▶ Dataset extract
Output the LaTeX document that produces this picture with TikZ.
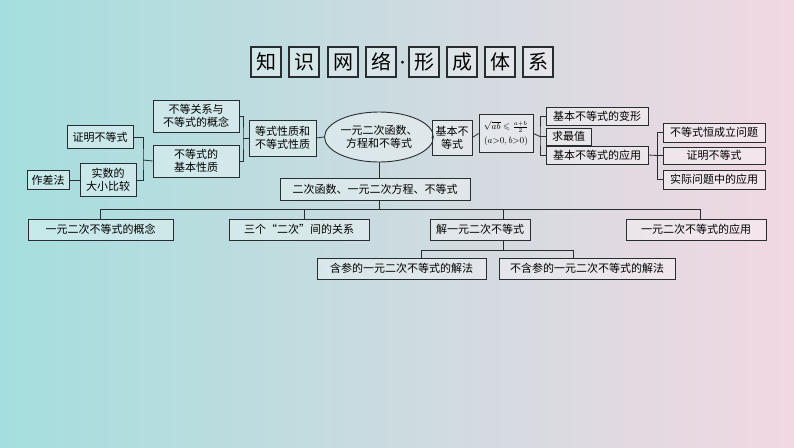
\documentclass[tikz,border=0pt]{standalone}
\usepackage{fontspec}
\usepackage{amsmath,amssymb}
\setmainfont{Noto Sans CJK SC}
\usetikzlibrary{shapes.geometric}
\definecolor{lc}{RGB}{40,45,50}
\tikzset{
 bx/.style={draw=lc,line width=0.9pt,fill=white,fill opacity=0.35,text opacity=1,inner sep=0pt,align=center,font=\fontsize{11}{13}\selectfont,text=black},
 tb/.style={draw=lc,line width=1.2pt,fill=white,fill opacity=0.3,text opacity=1,minimum size=30pt,inner sep=0pt,font=\fontsize{20}{21}\selectfont},
 ln/.style={draw=lc,line width=0.8pt}
}
\begin{document}
\begin{tikzpicture}[x=1pt,y=-1pt]
\shade[left color={rgb,255:red,165;green,222;blue,222},right color={rgb,255:red,242;green,216;blue,226}] (0,0) rectangle (794,447);
\useasboundingbox (0,0) rectangle (794,447);
% title
\foreach \c/\x [count=\i] in {知/266,识/304,网/343,络/381,形/424,成/462,体/500,系/538}
 \node[tb] (t\i) at (\x,62) {\c};
\node[font=\bfseries] (dot) at (402.5,64) {·};
% left
\node[bx,minimum width=86,minimum height=32] (gn) at (196,116) {不等关系与\\不等式的概念};
\node[bx,minimum width=86,minimum height=32] (jx) at (196,161) {不等式的\\基本性质};
\node[bx,minimum width=66,minimum height=23] (zm) at (100,137) {证明不等式};
\node[bx,minimum width=56,minimum height=33] (ss) at (108,180) {实数的\\大小比较};
\node[bx,minimum width=42,minimum height=19] (zc) at (48,180) {作差法};
\node[bx,minimum width=67,minimum height=36] (dx) at (282.5,138) {等式性质和\\不等式性质};
\node[ellipse,draw=lc,line width=0.9pt,fill=white,fill opacity=0.35,text opacity=1,minimum width=96,minimum height=50,inner sep=0pt,align=center,font=\fontsize{11}{13}\selectfont] (el) at (379,137) {一元二次函数、\\方程和不等式};
\node[bx,minimum width=40,minimum height=35] (jb) at (452,137.5) {基本不\\等式};
\node[bx,minimum width=54,minimum height=38,font=\fontsize{9}{10}\selectfont] (fm) at (506,133.5) {$\sqrt{ab}\leqslant\frac{a+b}{2}$\\[4pt]$(a{>}0,b{>}0)$};
\node[bx,minimum width=102,minimum height=18] (bx1) at (597,116) {基本不等式的变形};
\node[bx,minimum width=45,minimum height=17] (bx2) at (568.5,136.5) {求最值};
\node[bx,minimum width=102,minimum height=18] (bx3) at (597,155) {基本不等式的应用};
\node[bx,minimum width=102,minimum height=19] (r1) at (714,132.5) {不等式恒成立问题};
\node[bx,minimum width=102,minimum height=17] (r2) at (714,155.5) {证明不等式};
\node[bx,minimum width=102,minimum height=19] (r3) at (714,179.5) {实际问题中的应用};
\node[bx,minimum width=190,minimum height=22] (ec) at (375,189) {二次函数、一元二次方程、不等式};
\node[bx,minimum width=145,minimum height=21] (a1) at (100.5,229.5) {一元二次不等式的概念};
\node[bx,minimum width=140,minimum height=21] (a2) at (299,229.5) {三个“二次”间的关系};
\node[bx,minimum width=100,minimum height=21] (a3) at (480,229.5) {解一元二次不等式};
\node[bx,minimum width=140,minimum height=21] (a4) at (696,229.5) {一元二次不等式的应用};
\node[bx,minimum width=169,minimum height=21] (b1) at (401.5,268.5) {含参的一元二次不等式的解法};
\node[bx,minimum width=176,minimum height=21] (b2) at (587,268.5) {不含参的一元二次不等式的解法};
% connectors
\draw[ln] (zc.east) -- (ss.west);
\draw[ln] (zm.east) -| (143,160) |- (ss.east);
\draw[ln] (143,160) -- (jx.west);
\draw[ln] (gn.east) -| (243,138) |- (jx.east);
\draw[ln] (243,138) -- (dx.west);
\draw[ln] (dx.east) -- (el.west);
\draw[ln] (el.east) -- (jb.west);
\draw[ln] (jb.east) -- (fm.west);
\draw[ln] (fm.east) -- (540,136.5);
\draw[ln] (bx1.west) -| (540,136.5) |- (bx3.west);
\draw[ln] (540,136.5) -- (bx2.west);
\draw[ln] (bx3.east) -- (657,155.5);
\draw[ln] (r1.west) -| (657,155.5) |- (r3.west);
\draw[ln] (657,155.5) -- (r2.west);
\draw[ln] (el.south) -- (ec.north -| el.south);
\draw[ln] (ec.south -| el.south) -- (379,209);
\draw[ln] (100,209) -- (700,209);
\draw[ln] (100,209) -- (a1.north -| 100,0);
\draw[ln] (304,209) -- (a2.north -| 304,0);
\draw[ln] (503,209) -- (a3.north -| 503,0);
\draw[ln] (700,209) -- (a4.north -| 700,0);
\draw[ln] (a3.south -| 503,0) -- (503,250);
\draw[ln] (421,250) -- (573,250);
\draw[ln] (421,250) -- (b1.north -| 421,0);
\draw[ln] (573,250) -- (b2.north -| 573,0);
\end{tikzpicture}
\end{document}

▶ To do
Reproduce each line exactly as it appears, omitting the pictures.

▶ Response
Output the LaTeX document that produces this picture with TikZ.
\documentclass[tikz,border=0pt]{standalone}
\usepackage{fontspec}
\usepackage{amsmath,amssymb}
\setmainfont{Noto Sans CJK SC}
\usetikzlibrary{shapes.geometric}
\definecolor{lc}{RGB}{40,45,50}
\tikzset{
 bx/.style={draw=lc,line width=0.9pt,fill=white,fill opacity=0.35,text opacity=1,inner sep=0pt,align=center,font=\fontsize{11}{13}\selectfont,text=black},
 tb/.style={draw=lc,line width=1.2pt,fill=white,fill opacity=0.3,text opacity=1,minimum size=30pt,inner sep=0pt,font=\fontsize{20}{21}\selectfont},
 ln/.style={draw=lc,line width=0.8pt}
}
\begin{document}
\begin{tikzpicture}[x=1pt,y=-1pt]
\shade[left color={rgb,255:red,165;green,222;blue,222},right color={rgb,255:red,242;green,216;blue,226}] (0,0) rectangle (794,447);
\useasboundingbox (0,0) rectangle (794,447);
% title
\foreach \c/\x [count=\i] in {知/266,识/304,网/343,络/381,形/424,成/462,体/500,系/538}
 \node[tb] (t\i) at (\x,62) {\c};
\node[font=\bfseries] (dot) at (402.5,64) {·};
% left
\node[bx,minimum width=86,minimum height=32] (gn) at (196,116) {不等关系与\\不等式的概念};
\node[bx,minimum width=86,minimum height=32] (jx) at (196,161) {不等式的\\基本性质};
\node[bx,minimum width=66,minimum height=23] (zm) at (100,137) {证明不等式};
\node[bx,minimum width=56,minimum height=33] (ss) at (108,180) {实数的\\大小比较};
\node[bx,minimum width=42,minimum height=19] (zc) at (48,180) {作差法};
\node[bx,minimum width=67,minimum height=36] (dx) at (282.5,138) {等式性质和\\不等式性质};
\node[ellipse,draw=lc,line width=0.9pt,fill=white,fill opacity=0.35,text opacity=1,minimum width=96,minimum height=50,inner sep=0pt,align=center,font=\fontsize{11}{13}\selectfont] (el) at (379,137) {一元二次函数、\\方程和不等式};
\node[bx,minimum width=40,minimum height=35] (jb) at (452,137.5) {基本不\\等式};
\node[bx,minimum width=54,minimum height=38,font=\fontsize{9}{10}\selectfont] (fm) at (506,133.5) {$\sqrt{ab}\leqslant\frac{a+b}{2}$\\[4pt]$(a{>}0,b{>}0)$};
\node[bx,minimum width=102,minimum height=18] (bx1) at (597,116) {基本不等式的变形};
\node[bx,minimum width=45,minimum height=17] (bx2) at (568.5,136.5) {求最值};
\node[bx,minimum width=102,minimum height=18] (bx3) at (597,155) {基本不等式的应用};
\node[bx,minimum width=102,minimum height=19] (r1) at (714,132.5) {不等式恒成立问题};
\node[bx,minimum width=102,minimum height=17] (r2) at (714,155.5) {证明不等式};
\node[bx,minimum width=102,minimum height=19] (r3) at (714,179.5) {实际问题中的应用};
\node[bx,minimum width=190,minimum height=22] (ec) at (375,189) {二次函数、一元二次方程、不等式};
\node[bx,minimum width=145,minimum height=21] (a1) at (100.5,229.5) {一元二次不等式的概念};
\node[bx,minimum width=140,minimum height=21] (a2) at (299,229.5) {三个“二次”间的关系};
\node[bx,minimum width=100,minimum height=21] (a3) at (480,229.5) {解一元二次不等式};
\node[bx,minimum width=140,minimum height=21] (a4) at (696,229.5) {一元二次不等式的应用};
\node[bx,minimum width=169,minimum height=21] (b1) at (401.5,268.5) {含参的一元二次不等式的解法};
\node[bx,minimum width=176,minimum height=21] (b2) at (587,268.5) {不含参的一元二次不等式的解法};
% connectors
\draw[ln] (zc.east) -- (ss.west);
\draw[ln] (zm.east) -| (143,160) |- (ss.east);
\draw[ln] (143,160) -- (jx.west);
\draw[ln] (gn.east) -| (243,138) |- (jx.east);
\draw[ln] (243,138) -- (dx.west);
\draw[ln] (dx.east) -- (el.west);
\draw[ln] (el.east) -- (jb.west);
\draw[ln] (jb.east) -- (fm.west);
\draw[ln] (fm.east) -- (540,136.5);
\draw[ln] (bx1.west) -| (540,136.5) |- (bx3.west);
\draw[ln] (540,136.5) -- (bx2.west);
\draw[ln] (bx3.east) -- (657,155.5);
\draw[ln] (r1.west) -| (657,155.5) |- (r3.west);
\draw[ln] (657,155.5) -- (r2.west);
\draw[ln] (el.south) -- (ec.north -| el.south);
\draw[ln] (ec.south -| el.south) -- (379,209);
\draw[ln] (100,209) -- (700,209);
\draw[ln] (100,209) -- (a1.north -| 100,0);
\draw[ln] (304,209) -- (a2.north -| 304,0);
\draw[ln] (503,209) -- (a3.north -| 503,0);
\draw[ln] (700,209) -- (a4.north -| 700,0);
\draw[ln] (a3.south -| 503,0) -- (503,250);
\draw[ln] (421,250) -- (573,250);
\draw[ln] (421,250) -- (b1.north -| 421,0);
\draw[ln] (573,250) -- (b2.north -| 573,0);
\end{tikzpicture}
\end{document}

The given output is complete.